*What you need to do*. Retype only what runs from the first line of the listing to the line holding "from matplotlib.ticker import", both included. Do not retype the pictures.

*Material provided*.
::::::::

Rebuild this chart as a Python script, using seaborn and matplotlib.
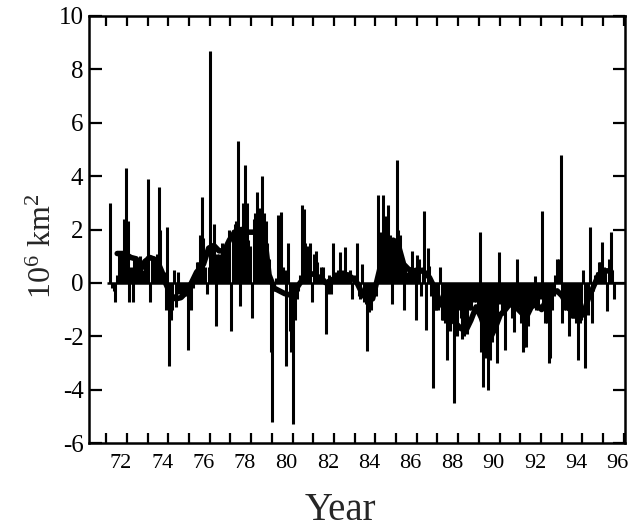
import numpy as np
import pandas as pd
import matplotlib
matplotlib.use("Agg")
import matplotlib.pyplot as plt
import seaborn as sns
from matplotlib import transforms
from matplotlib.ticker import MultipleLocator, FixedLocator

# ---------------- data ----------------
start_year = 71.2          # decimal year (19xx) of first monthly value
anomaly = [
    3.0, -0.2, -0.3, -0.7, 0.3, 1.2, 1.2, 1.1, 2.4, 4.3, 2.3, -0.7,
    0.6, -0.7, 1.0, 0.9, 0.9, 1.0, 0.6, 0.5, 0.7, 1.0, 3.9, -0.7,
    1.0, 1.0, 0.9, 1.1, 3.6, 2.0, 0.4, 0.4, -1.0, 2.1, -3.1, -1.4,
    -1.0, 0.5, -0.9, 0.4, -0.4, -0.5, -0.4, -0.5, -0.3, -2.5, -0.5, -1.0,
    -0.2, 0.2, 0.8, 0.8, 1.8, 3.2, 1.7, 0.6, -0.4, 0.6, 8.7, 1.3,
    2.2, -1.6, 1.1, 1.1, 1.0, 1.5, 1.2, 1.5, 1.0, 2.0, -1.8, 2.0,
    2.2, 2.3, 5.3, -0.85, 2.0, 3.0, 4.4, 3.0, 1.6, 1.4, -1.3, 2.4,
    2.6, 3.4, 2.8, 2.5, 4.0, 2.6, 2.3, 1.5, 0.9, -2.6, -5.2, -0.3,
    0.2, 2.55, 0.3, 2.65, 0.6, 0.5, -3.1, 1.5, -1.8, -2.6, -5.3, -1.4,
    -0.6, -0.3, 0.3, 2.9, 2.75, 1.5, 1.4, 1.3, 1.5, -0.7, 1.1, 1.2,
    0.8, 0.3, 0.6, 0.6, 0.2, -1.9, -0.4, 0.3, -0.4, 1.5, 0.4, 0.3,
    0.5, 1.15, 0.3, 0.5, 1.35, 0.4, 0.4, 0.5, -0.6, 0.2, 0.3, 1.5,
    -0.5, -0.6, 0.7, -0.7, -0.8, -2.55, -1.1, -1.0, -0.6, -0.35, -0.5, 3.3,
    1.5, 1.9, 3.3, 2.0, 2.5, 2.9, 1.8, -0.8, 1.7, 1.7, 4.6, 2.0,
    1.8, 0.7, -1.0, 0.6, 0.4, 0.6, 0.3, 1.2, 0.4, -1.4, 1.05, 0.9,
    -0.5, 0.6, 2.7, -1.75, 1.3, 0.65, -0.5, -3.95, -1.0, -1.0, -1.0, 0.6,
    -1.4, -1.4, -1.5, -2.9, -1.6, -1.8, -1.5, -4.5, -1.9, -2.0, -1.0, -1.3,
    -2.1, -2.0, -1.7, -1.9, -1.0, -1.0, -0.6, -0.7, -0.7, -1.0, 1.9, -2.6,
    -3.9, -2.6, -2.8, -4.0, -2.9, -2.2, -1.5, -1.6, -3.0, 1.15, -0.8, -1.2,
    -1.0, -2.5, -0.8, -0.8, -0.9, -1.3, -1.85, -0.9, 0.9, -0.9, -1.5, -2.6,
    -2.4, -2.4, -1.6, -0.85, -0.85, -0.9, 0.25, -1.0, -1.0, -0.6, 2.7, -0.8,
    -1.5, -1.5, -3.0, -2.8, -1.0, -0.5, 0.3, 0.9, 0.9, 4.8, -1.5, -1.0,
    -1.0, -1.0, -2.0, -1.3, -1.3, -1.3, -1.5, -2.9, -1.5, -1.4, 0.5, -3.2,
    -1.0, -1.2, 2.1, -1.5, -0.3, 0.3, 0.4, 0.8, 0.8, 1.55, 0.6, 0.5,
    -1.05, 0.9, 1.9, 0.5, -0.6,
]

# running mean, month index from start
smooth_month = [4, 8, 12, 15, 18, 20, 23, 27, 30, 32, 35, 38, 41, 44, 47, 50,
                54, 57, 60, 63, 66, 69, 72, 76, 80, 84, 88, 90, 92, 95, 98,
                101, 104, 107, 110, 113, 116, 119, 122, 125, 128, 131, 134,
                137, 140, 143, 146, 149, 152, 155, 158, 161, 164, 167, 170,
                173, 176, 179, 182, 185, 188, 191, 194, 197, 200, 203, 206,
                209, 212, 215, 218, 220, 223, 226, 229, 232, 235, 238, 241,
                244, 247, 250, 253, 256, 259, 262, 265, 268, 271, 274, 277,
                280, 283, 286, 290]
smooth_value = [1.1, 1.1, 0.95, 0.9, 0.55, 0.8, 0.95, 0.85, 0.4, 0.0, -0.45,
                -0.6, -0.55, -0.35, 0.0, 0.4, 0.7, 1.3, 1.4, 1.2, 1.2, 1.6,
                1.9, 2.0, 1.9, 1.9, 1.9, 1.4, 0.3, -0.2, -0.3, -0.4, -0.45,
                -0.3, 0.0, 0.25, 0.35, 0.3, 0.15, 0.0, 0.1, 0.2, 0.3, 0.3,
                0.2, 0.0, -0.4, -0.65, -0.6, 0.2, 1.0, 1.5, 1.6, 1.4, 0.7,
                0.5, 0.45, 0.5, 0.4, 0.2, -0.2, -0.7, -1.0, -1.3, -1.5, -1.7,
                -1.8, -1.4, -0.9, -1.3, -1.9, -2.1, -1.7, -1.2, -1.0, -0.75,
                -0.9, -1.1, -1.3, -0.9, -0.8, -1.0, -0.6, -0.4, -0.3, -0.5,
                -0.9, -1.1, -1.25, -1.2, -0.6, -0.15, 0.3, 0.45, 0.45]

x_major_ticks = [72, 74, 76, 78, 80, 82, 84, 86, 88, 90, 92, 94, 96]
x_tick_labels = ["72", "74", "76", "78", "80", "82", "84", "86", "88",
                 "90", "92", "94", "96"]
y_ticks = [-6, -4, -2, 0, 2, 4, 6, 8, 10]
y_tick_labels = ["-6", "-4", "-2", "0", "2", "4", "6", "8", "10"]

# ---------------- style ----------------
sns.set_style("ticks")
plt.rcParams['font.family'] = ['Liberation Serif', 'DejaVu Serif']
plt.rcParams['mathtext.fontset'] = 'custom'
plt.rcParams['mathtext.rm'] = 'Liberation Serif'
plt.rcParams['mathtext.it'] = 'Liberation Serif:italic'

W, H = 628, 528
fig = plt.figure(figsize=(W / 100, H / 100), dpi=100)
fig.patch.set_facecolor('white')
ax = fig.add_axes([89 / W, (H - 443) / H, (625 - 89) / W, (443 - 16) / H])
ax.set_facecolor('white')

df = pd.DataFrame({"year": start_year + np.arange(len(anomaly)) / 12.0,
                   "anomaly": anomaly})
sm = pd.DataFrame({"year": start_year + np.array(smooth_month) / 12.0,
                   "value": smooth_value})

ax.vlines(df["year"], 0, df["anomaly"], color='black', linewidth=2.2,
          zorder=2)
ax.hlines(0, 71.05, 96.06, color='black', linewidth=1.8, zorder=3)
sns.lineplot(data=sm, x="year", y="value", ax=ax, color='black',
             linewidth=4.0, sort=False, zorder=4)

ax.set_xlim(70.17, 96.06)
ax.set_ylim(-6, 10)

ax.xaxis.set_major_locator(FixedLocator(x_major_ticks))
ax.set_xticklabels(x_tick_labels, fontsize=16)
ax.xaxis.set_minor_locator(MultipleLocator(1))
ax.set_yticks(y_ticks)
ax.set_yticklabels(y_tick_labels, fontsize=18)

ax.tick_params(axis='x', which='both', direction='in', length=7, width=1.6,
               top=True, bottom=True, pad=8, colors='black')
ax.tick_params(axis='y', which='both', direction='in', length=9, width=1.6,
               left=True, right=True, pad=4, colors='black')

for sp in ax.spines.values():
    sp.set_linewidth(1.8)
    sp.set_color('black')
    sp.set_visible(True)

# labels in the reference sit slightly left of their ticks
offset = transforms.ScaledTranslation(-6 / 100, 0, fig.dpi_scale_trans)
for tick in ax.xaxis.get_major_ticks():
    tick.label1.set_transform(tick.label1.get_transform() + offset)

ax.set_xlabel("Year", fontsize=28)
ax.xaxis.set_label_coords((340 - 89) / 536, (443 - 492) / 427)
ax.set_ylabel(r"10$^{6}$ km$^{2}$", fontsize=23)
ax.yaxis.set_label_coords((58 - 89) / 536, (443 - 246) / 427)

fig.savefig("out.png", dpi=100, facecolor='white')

::::::::

*Task solution*.
Rebuild this chart as a Python script, using seaborn and matplotlib.
import numpy as np
import pandas as pd
import matplotlib
matplotlib.use("Agg")
import matplotlib.pyplot as plt
import seaborn as sns
from matplotlib import transforms
from matplotlib.ticker import MultipleLocator, FixedLocator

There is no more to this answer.